===== Available data =====

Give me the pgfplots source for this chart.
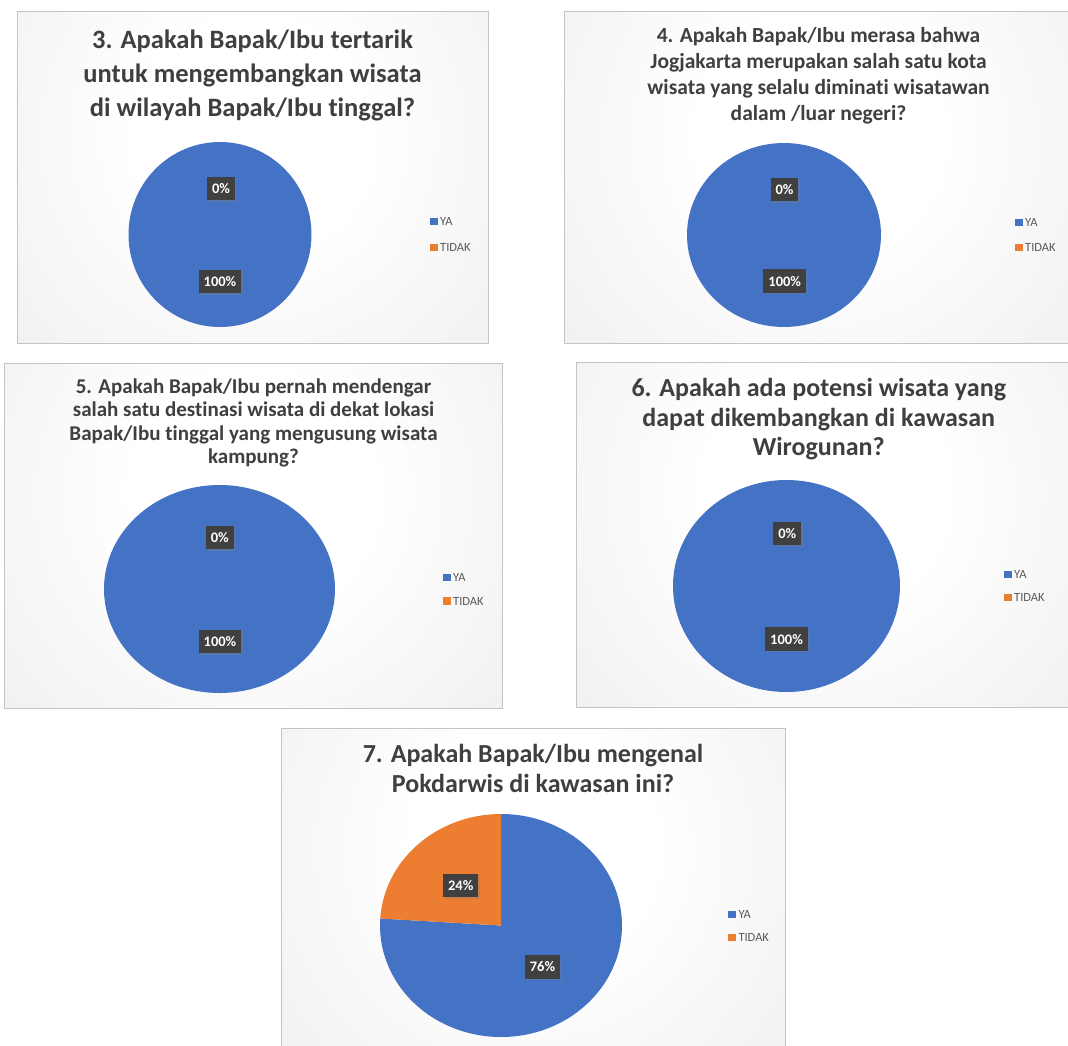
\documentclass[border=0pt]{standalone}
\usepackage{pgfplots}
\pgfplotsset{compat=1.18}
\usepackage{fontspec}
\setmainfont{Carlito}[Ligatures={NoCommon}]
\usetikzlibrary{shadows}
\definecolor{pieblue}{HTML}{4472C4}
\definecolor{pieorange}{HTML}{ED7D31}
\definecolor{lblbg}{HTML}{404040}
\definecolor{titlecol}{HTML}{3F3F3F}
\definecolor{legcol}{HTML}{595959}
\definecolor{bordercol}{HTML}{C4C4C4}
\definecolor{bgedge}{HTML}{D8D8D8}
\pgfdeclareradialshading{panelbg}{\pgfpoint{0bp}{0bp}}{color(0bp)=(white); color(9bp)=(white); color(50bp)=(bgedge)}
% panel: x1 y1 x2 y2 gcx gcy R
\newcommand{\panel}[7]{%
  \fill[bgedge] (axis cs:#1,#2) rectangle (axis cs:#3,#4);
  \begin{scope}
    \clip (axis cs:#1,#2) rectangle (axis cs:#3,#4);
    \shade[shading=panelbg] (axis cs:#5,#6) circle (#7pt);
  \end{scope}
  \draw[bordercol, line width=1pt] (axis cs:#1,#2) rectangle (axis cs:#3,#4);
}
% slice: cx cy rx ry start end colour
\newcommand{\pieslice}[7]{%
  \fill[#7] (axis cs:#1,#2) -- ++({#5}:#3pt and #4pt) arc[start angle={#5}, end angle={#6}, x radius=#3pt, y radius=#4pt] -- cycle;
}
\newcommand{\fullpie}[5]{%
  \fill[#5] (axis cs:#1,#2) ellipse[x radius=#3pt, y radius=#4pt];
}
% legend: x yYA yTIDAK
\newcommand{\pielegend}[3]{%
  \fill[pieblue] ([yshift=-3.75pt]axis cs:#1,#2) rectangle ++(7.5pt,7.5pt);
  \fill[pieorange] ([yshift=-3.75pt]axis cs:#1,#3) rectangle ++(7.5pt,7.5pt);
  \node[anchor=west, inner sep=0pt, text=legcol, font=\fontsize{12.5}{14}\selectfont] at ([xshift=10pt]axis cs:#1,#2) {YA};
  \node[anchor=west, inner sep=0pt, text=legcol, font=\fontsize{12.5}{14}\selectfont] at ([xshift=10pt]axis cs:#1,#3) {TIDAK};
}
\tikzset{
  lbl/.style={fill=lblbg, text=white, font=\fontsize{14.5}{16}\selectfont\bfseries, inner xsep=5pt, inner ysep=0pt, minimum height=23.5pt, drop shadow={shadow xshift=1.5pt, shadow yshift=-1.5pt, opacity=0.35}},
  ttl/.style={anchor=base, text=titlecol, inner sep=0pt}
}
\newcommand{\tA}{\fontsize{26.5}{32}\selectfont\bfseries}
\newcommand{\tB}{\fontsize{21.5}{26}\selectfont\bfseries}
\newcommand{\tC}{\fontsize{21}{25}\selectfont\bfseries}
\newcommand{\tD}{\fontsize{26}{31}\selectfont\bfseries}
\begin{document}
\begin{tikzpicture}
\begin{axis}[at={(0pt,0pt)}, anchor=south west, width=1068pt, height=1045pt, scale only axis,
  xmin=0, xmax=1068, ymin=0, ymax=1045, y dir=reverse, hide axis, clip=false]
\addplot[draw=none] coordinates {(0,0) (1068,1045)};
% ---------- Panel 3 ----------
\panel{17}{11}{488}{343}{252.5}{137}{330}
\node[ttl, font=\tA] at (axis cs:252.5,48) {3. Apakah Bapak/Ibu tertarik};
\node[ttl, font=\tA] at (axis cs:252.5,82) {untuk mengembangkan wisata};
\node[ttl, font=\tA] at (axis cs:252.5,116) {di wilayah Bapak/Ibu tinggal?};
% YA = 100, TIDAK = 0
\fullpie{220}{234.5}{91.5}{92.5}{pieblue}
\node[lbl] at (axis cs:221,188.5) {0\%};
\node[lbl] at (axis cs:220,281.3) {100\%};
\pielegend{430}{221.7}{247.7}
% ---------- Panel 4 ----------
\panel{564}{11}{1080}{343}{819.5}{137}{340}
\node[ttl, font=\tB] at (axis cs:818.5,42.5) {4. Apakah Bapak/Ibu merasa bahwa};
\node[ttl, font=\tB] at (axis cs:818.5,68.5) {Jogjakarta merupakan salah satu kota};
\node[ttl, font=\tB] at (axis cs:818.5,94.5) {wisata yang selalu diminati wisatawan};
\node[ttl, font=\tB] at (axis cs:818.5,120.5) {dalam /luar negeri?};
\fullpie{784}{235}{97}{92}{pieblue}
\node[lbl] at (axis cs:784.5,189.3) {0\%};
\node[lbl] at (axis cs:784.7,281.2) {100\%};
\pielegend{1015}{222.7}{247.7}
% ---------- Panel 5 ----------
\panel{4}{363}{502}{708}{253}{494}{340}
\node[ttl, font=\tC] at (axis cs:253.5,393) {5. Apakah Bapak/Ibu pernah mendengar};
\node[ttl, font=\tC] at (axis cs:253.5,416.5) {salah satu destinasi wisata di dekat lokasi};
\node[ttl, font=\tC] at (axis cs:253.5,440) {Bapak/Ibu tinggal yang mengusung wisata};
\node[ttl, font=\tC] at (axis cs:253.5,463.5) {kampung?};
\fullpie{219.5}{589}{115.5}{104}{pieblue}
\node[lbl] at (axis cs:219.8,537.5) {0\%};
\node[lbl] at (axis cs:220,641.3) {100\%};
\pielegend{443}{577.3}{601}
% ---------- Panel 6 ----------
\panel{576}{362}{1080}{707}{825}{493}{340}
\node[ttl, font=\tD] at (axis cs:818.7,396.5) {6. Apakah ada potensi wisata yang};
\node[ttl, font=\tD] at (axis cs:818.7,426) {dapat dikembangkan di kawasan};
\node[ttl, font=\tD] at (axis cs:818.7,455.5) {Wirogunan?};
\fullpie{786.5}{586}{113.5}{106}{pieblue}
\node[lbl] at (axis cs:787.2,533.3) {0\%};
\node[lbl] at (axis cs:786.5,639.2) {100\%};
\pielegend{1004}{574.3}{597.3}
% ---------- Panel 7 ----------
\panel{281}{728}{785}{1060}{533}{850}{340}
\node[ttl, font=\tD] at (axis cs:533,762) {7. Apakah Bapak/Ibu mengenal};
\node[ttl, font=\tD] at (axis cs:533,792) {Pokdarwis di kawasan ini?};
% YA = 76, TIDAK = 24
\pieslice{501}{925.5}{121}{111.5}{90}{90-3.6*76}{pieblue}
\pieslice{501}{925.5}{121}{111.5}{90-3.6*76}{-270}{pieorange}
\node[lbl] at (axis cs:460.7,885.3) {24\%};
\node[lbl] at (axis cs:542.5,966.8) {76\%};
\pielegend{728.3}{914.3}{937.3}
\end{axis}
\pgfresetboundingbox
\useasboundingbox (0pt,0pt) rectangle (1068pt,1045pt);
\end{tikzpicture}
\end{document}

=====

» Your instructions
Exclude the pictures. Write out the remaining data exactly.

» Response
Give me the pgfplots source for this chart.
\documentclass[border=0pt]{standalone}
\usepackage{pgfplots}
\pgfplotsset{compat=1.18}
\usepackage{fontspec}
\setmainfont{Carlito}[Ligatures={NoCommon}]
\usetikzlibrary{shadows}
\definecolor{pieblue}{HTML}{4472C4}
\definecolor{pieorange}{HTML}{ED7D31}
\definecolor{lblbg}{HTML}{404040}
\definecolor{titlecol}{HTML}{3F3F3F}
\definecolor{legcol}{HTML}{595959}
\definecolor{bordercol}{HTML}{C4C4C4}
\definecolor{bgedge}{HTML}{D8D8D8}
\pgfdeclareradialshading{panelbg}{\pgfpoint{0bp}{0bp}}{color(0bp)=(white); color(9bp)=(white); color(50bp)=(bgedge)}
% panel: x1 y1 x2 y2 gcx gcy R
\newcommand{\panel}[7]{%
  \fill[bgedge] (axis cs:#1,#2) rectangle (axis cs:#3,#4);
  \begin{scope}
    \clip (axis cs:#1,#2) rectangle (axis cs:#3,#4);
    \shade[shading=panelbg] (axis cs:#5,#6) circle (#7pt);
  \end{scope}
  \draw[bordercol, line width=1pt] (axis cs:#1,#2) rectangle (axis cs:#3,#4);
}
% slice: cx cy rx ry start end colour
\newcommand{\pieslice}[7]{%
  \fill[#7] (axis cs:#1,#2) -- ++({#5}:#3pt and #4pt) arc[start angle={#5}, end angle={#6}, x radius=#3pt, y radius=#4pt] -- cycle;
}
\newcommand{\fullpie}[5]{%
  \fill[#5] (axis cs:#1,#2) ellipse[x radius=#3pt, y radius=#4pt];
}
% legend: x yYA yTIDAK
\newcommand{\pielegend}[3]{%
  \fill[pieblue] ([yshift=-3.75pt]axis cs:#1,#2) rectangle ++(7.5pt,7.5pt);
  \fill[pieorange] ([yshift=-3.75pt]axis cs:#1,#3) rectangle ++(7.5pt,7.5pt);
  \node[anchor=west, inner sep=0pt, text=legcol, font=\fontsize{12.5}{14}\selectfont] at ([xshift=10pt]axis cs:#1,#2) {YA};
  \node[anchor=west, inner sep=0pt, text=legcol, font=\fontsize{12.5}{14}\selectfont] at ([xshift=10pt]axis cs:#1,#3) {TIDAK};
}
\tikzset{
  lbl/.style={fill=lblbg, text=white, font=\fontsize{14.5}{16}\selectfont\bfseries, inner xsep=5pt, inner ysep=0pt, minimum height=23.5pt, drop shadow={shadow xshift=1.5pt, shadow yshift=-1.5pt, opacity=0.35}},
  ttl/.style={anchor=base, text=titlecol, inner sep=0pt}
}
\newcommand{\tA}{\fontsize{26.5}{32}\selectfont\bfseries}
\newcommand{\tB}{\fontsize{21.5}{26}\selectfont\bfseries}
\newcommand{\tC}{\fontsize{21}{25}\selectfont\bfseries}
\newcommand{\tD}{\fontsize{26}{31}\selectfont\bfseries}
\begin{document}
\begin{tikzpicture}
\begin{axis}[at={(0pt,0pt)}, anchor=south west, width=1068pt, height=1045pt, scale only axis,
  xmin=0, xmax=1068, ymin=0, ymax=1045, y dir=reverse, hide axis, clip=false]
\addplot[draw=none] coordinates {(0,0) (1068,1045)};
% ---------- Panel 3 ----------
\panel{17}{11}{488}{343}{252.5}{137}{330}
\node[ttl, font=\tA] at (axis cs:252.5,48) {3. Apakah Bapak/Ibu tertarik};
\node[ttl, font=\tA] at (axis cs:252.5,82) {untuk mengembangkan wisata};
\node[ttl, font=\tA] at (axis cs:252.5,116) {di wilayah Bapak/Ibu tinggal?};
% YA = 100, TIDAK = 0
\fullpie{220}{234.5}{91.5}{92.5}{pieblue}
\node[lbl] at (axis cs:221,188.5) {0\%};
\node[lbl] at (axis cs:220,281.3) {100\%};
\pielegend{430}{221.7}{247.7}
% ---------- Panel 4 ----------
\panel{564}{11}{1080}{343}{819.5}{137}{340}
\node[ttl, font=\tB] at (axis cs:818.5,42.5) {4. Apakah Bapak/Ibu merasa bahwa};
\node[ttl, font=\tB] at (axis cs:818.5,68.5) {Jogjakarta merupakan salah satu kota};
\node[ttl, font=\tB] at (axis cs:818.5,94.5) {wisata yang selalu diminati wisatawan};
\node[ttl, font=\tB] at (axis cs:818.5,120.5) {dalam /luar negeri?};
\fullpie{784}{235}{97}{92}{pieblue}
\node[lbl] at (axis cs:784.5,189.3) {0\%};
\node[lbl] at (axis cs:784.7,281.2) {100\%};
\pielegend{1015}{222.7}{247.7}
% ---------- Panel 5 ----------
\panel{4}{363}{502}{708}{253}{494}{340}
\node[ttl, font=\tC] at (axis cs:253.5,393) {5. Apakah Bapak/Ibu pernah mendengar};
\node[ttl, font=\tC] at (axis cs:253.5,416.5) {salah satu destinasi wisata di dekat lokasi};
\node[ttl, font=\tC] at (axis cs:253.5,440) {Bapak/Ibu tinggal yang mengusung wisata};
\node[ttl, font=\tC] at (axis cs:253.5,463.5) {kampung?};
\fullpie{219.5}{589}{115.5}{104}{pieblue}
\node[lbl] at (axis cs:219.8,537.5) {0\%};
\node[lbl] at (axis cs:220,641.3) {100\%};
\pielegend{443}{577.3}{601}
% ---------- Panel 6 ----------
\panel{576}{362}{1080}{707}{825}{493}{340}
\node[ttl, font=\tD] at (axis cs:818.7,396.5) {6. Apakah ada potensi wisata yang};
\node[ttl, font=\tD] at (axis cs:818.7,426) {dapat dikembangkan di kawasan};
\node[ttl, font=\tD] at (axis cs:818.7,455.5) {Wirogunan?};
\fullpie{786.5}{586}{113.5}{106}{pieblue}
\node[lbl] at (axis cs:787.2,533.3) {0\%};
\node[lbl] at (axis cs:786.5,639.2) {100\%};
\pielegend{1004}{574.3}{597.3}
% ---------- Panel 7 ----------
\panel{281}{728}{785}{1060}{533}{850}{340}
\node[ttl, font=\tD] at (axis cs:533,762) {7. Apakah Bapak/Ibu mengenal};
\node[ttl, font=\tD] at (axis cs:533,792) {Pokdarwis di kawasan ini?};
% YA = 76, TIDAK = 24
\pieslice{501}{925.5}{121}{111.5}{90}{90-3.6*76}{pieblue}
\pieslice{501}{925.5}{121}{111.5}{90-3.6*76}{-270}{pieorange}
\node[lbl] at (axis cs:460.7,885.3) {24\%};
\node[lbl] at (axis cs:542.5,966.8) {76\%};
\pielegend{728.3}{914.3}{937.3}
\end{axis}
\pgfresetboundingbox
\useasboundingbox (0pt,0pt) rectangle (1068pt,1045pt);
\end{tikzpicture}
\end{document}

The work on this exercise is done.